Retomo ao Ponto de Partida

Retomo, pois, ao ponto de partida
como um presente, o ponto de chegada.
Entre um começo e outro não há nada
Excepto o nada da vida vivida.

Desgaste, corrosão do que de novo
em velho se mudou antes de o ser,
etc.

Porque o que mais custa a suportar não é a derrota ou o triunfo, mas o tédio, o fastio, o cansaço, o desencorajamento. Vencer ou ser vencido não é um limite. O limite é estar farto.

Escrever bem, escrever mal. Assentemos neste princípio: nem todo o tipo que escreve mal é estúpido; mas todo o tipo que é estúpido escreve mal.

Um deles era muito inteligente e aprendeu tudo, entendeu tudo e levou isso tudo consigo quando morreu. O outro era razoavelmente estúpido e inventou um modelo aperfeiçoado de aguça-lápis. E existiu mais.

Toda a Realidade é Redutora

Viajar não é realizar o imaginário que nos excita antes da viagem mas sim exterminá-lo. O deslumbramento é do que se imagina e não do que realizou esse imaginar.
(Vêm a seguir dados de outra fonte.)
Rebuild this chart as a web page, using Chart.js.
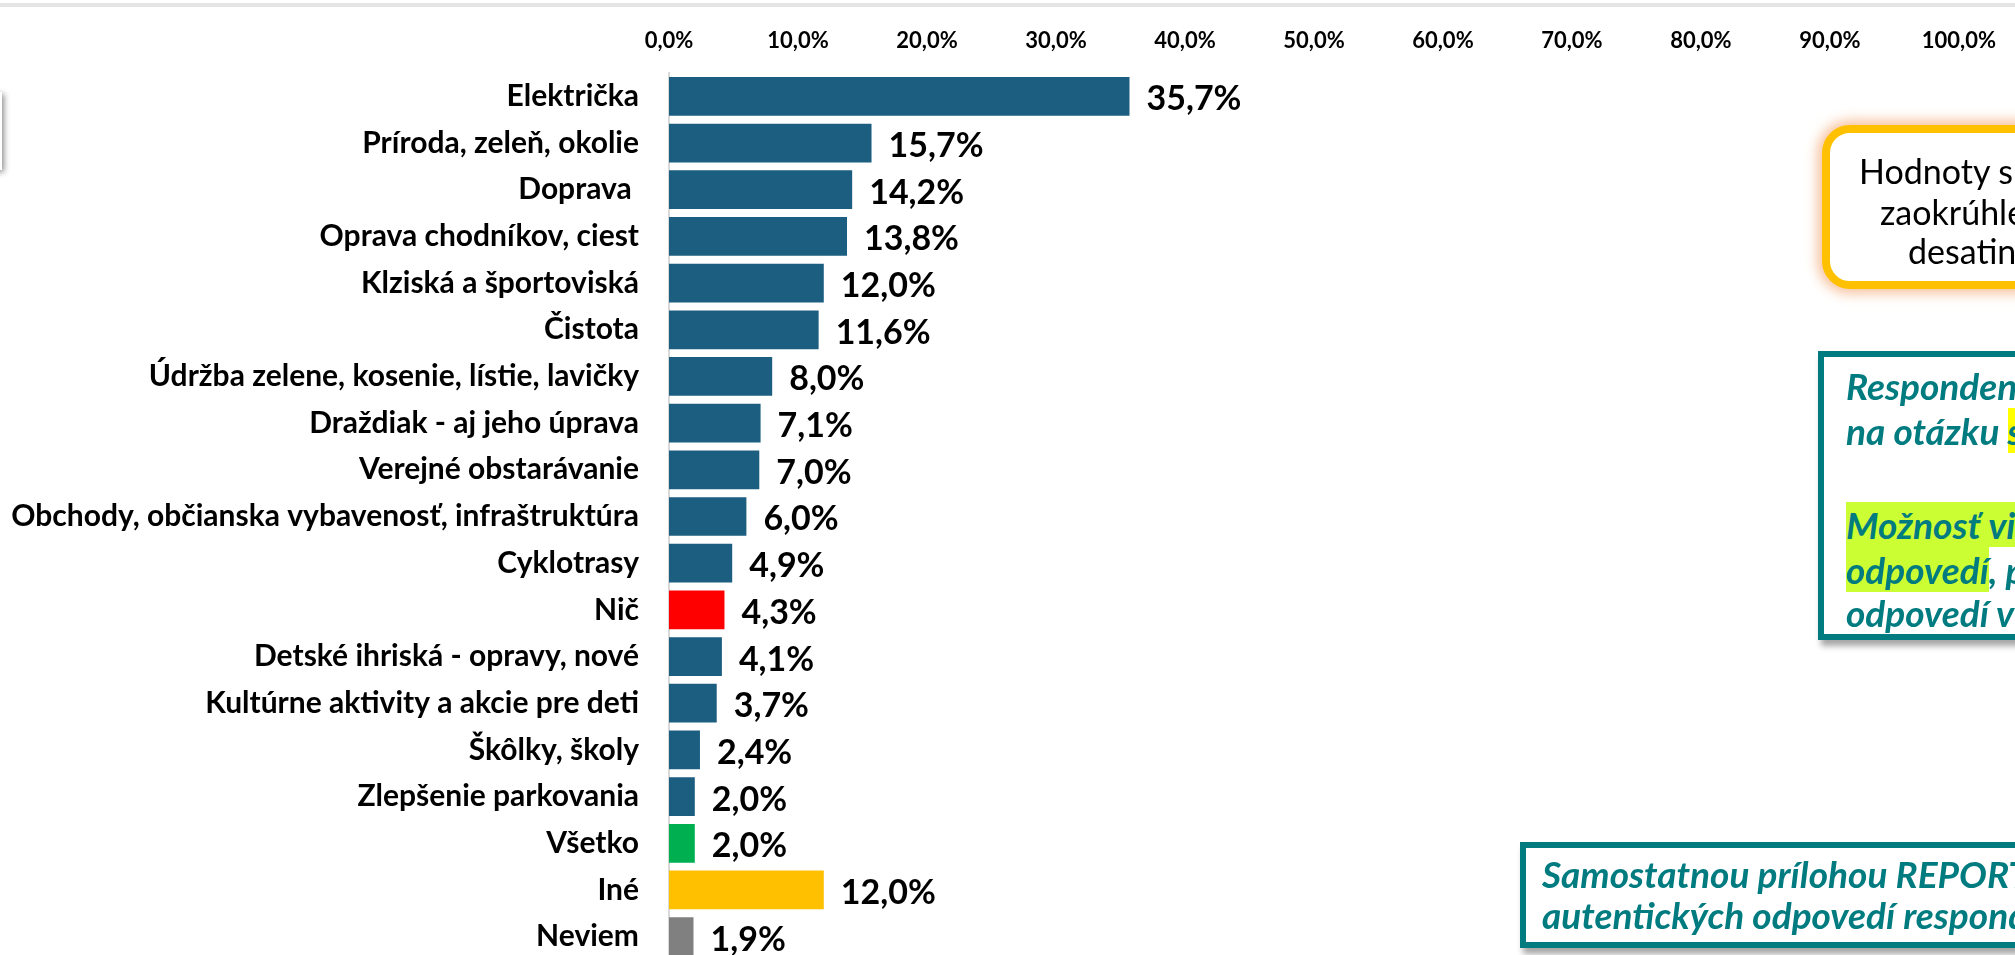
<!DOCTYPE html>
<html>
<head>
<meta charset="utf-8">
<script src="https://cdn.jsdelivr.net/npm/chart.js@4.4.1/dist/chart.umd.min.js"></script>
<style>
  html, body { margin: 0; padding: 0; background: #fff; overflow: hidden; }
  #wrap { position: relative; width: 2015px; height: 955px; overflow: hidden; }
  #chart { position: absolute; left: 0; top: 0; }
  .topline { position: absolute; left: 0; top: 3px; width: 2015px; height: 4px; background: #e4e4e4; }
  .leftbox { position: absolute; left: -300px; top: 92px; width: 302px; height: 78px; background: #fff;
             box-shadow: 2px 2px 6px rgba(0,0,0,0.45); }
  .note { position: absolute; box-sizing: border-box; white-space: nowrap; }
  .ln { position: absolute; white-space: nowrap; }
  .note-orange { left: 1822px; top: 125px; width: 420px; height: 164px; border: 8px solid #FFC000;
                 border-radius: 28px; background: #fff; box-shadow: 0 0 12px 5px rgba(244,177,131,0.75);
                 font: 34px Lato, sans-serif; color: #000; }
  .note-orange .ln { height: 40px; line-height: 40px; }
  .note-teal { border: 6px solid #007C80; background: #fff; box-shadow: 3px 6px 6px rgba(0,0,0,0.35);
               font: italic bold 37px Lato, sans-serif; color: #007B7F; }
  .note-mid { left: 1818px; top: 351px; width: 420px; height: 289px; }
  .note-mid .ln { left: 22px; height: 45px; line-height: 45px; }
  .note-bottom { left: 1520px; top: 842px; width: 700px; height: 106px; }
  .note-bottom .ln { left: 16px; height: 41px; line-height: 41px; }
  .hl-y { background: #FFFF00; display: inline-block; height: 45px; vertical-align: top; }
  .hl-g { background: #CCFF33; display: inline-block; height: 45px; vertical-align: top; }
</style>
</head>
<body>
<div id="wrap">
  <div class="topline"></div>
  <div class="leftbox"></div>
  <canvas id="chart" width="2015" height="962"></canvas>
  <div class="note note-orange">
    <div class="ln" style="left:29px; top:18px">Hodnoty sú v percentách</div>
    <div class="ln" style="left:50px; top:59px">zaokrúhlené na jedno</div>
    <div class="ln" style="left:78px; top:98px">desatinné miesto</div>
  </div>
  <div class="note note-teal note-mid">
    <div class="ln" style="top:6px">Respondenti odpovedali</div>
    <div class="ln" style="top:51px">na otázku <span class="hl-y">spontánne</span>.</div>
    <div class="ln" style="top:145px"><span class="hl-g">Možnosť viacerých</span></div>
    <div class="ln" style="top:190px"><span class="hl-g">odpovedí</span>, preto súčet</div>
    <div class="ln" style="top:233px">odpovedí viac ako 100 %</div>
  </div>
  <div class="note note-teal note-bottom">
    <div class="ln" style="top:5px">Samostatnou prílohou REPORTU je zoznam</div>
    <div class="ln" style="top:46px">autentických odpovedí respondentov.</div>
  </div>
</div>
<script>
// data
const categories = [
  'Električka',
  'Príroda, zeleň, okolie',
  'Doprava ',
  'Oprava chodníkov, ciest',
  'Klziská a športoviská',
  'Čistota',
  'Údržba zelene, kosenie, lístie, lavičky',
  'Draždiak - aj jeho úprava',
  'Verejné obstarávanie',
  'Obchody, občianska vybavenosť, infraštruktúra',
  'Cyklotrasy',
  'Nič',
  'Detské ihriská - opravy, nové',
  'Kultúrne aktivity a akcie pre deti',
  'Škôlky, školy',
  'Zlepšenie parkovania',
  'Všetko',
  'Iné',
  'Neviem'
];
const shares = [35.7, 15.7, 14.2, 13.8, 12.0, 11.6, 8.0, 7.1, 7.0, 6.0, 4.9, 4.3, 4.1, 3.7, 2.4, 2.0, 2.0, 12.0, 1.9];
const xTicks = [0, 10, 20, 30, 40, 50, 60, 70, 80, 90, 100];

// colours
const barBlue = '#1B5E80';
const specialColors = { 'Nič': '#FF0000', 'Všetko': '#00B050', 'Iné': '#FFC000', 'Neviem': '#808080' };

function pct(v) {
  return v.toFixed(1).replace('.', ',') + '%';
}

// value labels next to the bars
const valueLabels = {
  id: 'valueLabels',
  afterDatasetsDraw(chart) {
    const ctx = chart.ctx;
    const meta = chart.getDatasetMeta(0);
    ctx.save();
    ctx.font = 'bold 34px Lato';
    ctx.fillStyle = '#000';
    ctx.textAlign = 'left';
    ctx.textBaseline = 'middle';
    meta.data.forEach((bar, i) => {
      ctx.fillText(pct(shares[i]), bar.x + 17, bar.y + 3);
    });
    ctx.restore();
  }
};

new Chart(document.getElementById('chart'), {
  type: 'bar',
  data: {
    labels: categories,
    datasets: [{
      data: shares,
      backgroundColor: categories.map(c => specialColors[c] || barBlue),
      borderWidth: 0,
      categoryPercentage: 1,
      barPercentage: 0.83
    }]
  },
  options: {
    indexAxis: 'y',
    responsive: false,
    animation: false,
    layout: { padding: { right: 54, bottom: 2 } },
    plugins: { legend: { display: false }, tooltip: { enabled: false } },
    scales: {
      x: {
        position: 'top',
        min: 0,
        max: 100,
        grid: { display: false, drawTicks: false },
        border: { display: false },
        afterBuildTicks: scale => { scale.ticks = xTicks.map(v => ({ value: v })); },
        afterFit: scale => { scale.height = 73; },
        ticks: {
          padding: 19,
          color: '#000',
          font: { family: 'Lato', weight: 'bold', size: 22 },
          callback: v => pct(v),
          maxRotation: 0
        }
      },
      y: {
        grid: { display: false, drawTicks: false },
        border: { display: true, color: '#d9d9d9', width: 2 },
        afterFit: scale => {
          scale.width = 669;
          // label padding would otherwise shrink the plot at the bottom
          scale.paddingTop = 0;
          scale.paddingBottom = 0;
        },
        ticks: {
          padding: 30,
          color: '#000',
          font: { family: 'Lato', weight: 'bold', size: 30 },
          autoSkip: false
        }
      }
    }
  },
  plugins: [valueLabels]
});
</script>
</body>
</html>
Nós pensamos numa terra longínqua e confusamente admitimos que essa distância é sensível quando lá estivermos. Ora quando lá estivermos há o real que desmistifica o imaginário, há o lá, como aqui, num sítio limitado por um horizonte totalmente presente e não tocado da ausência que havia na imaginação. Mesmo os seus elementos característicos que tiver, uma vez realizados, perdem a magia na sua realização. Eis porque precisamos às vezes de rever num mapa a sua localização para de algum modo lhe restaurarmos a distãncia. Tudo se solidifica na concretização do real, tudo se desvanece aí da sua figuração. A grande força do real é a do que está para lá dele, porque toda a realidade é redutora.
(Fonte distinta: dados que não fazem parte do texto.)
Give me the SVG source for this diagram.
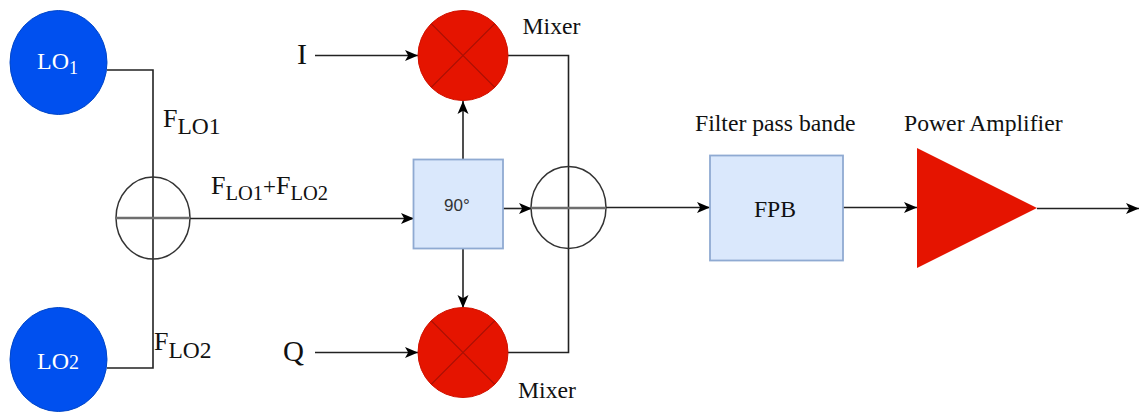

A moda é uma variante oblíqua de se lutar contra a morte. Ora na velhice tal luta é mais problemática. E é por isso que no velho a moda é mais ridícula.

A Verdade Está em Todo o Lado

Tantas vezes nos dizem isso: você não é católico, mas tem um fundo católico; você não é comunista (ou socialista, ou social-democrata, etc.) mas no fundo é pelo comunismo (ou,ou); você diz que não é crente, mas o seu fundo é de. Etc. E a razão é a de que todos os movimentos ou doutrinas têm de basear-se no que se supõe a verdade e a justiça. O erro começa quando se particularizam. Ser «no fundo» isto ou aquilo é quedar-se no limite. Mas para os fervorosos é não se ter a coragem de uma caracterização.

O Que é a Felicidade ?

– Que é a felicidade?
– Portanto, a felicidade é sentirmo-nos portanto de bem com a vida.
– Pronto, a felicidade é termos, pronto, aquilo que pronto mais desejamos.
– A felicidade exactamente é termos exactamente aquilo que exactamente nós queremos.
– A felicidade não é? é estarmos contentes, não é? connosco mesmos.
– A felicidade, quer dizer, é ambicionarmos, quer dizer só o que nos é necessário.
– A felicidade, porra, é a gente, porra, não estar chateado, porra.
– A felicidade an an… é an…
São sete «bordões». Mas há mais. Quase toda a gente os usa. São os intervalos em que vamos pensando uma resposta ou simples exposição. Como talvez o gaguejar de um gago.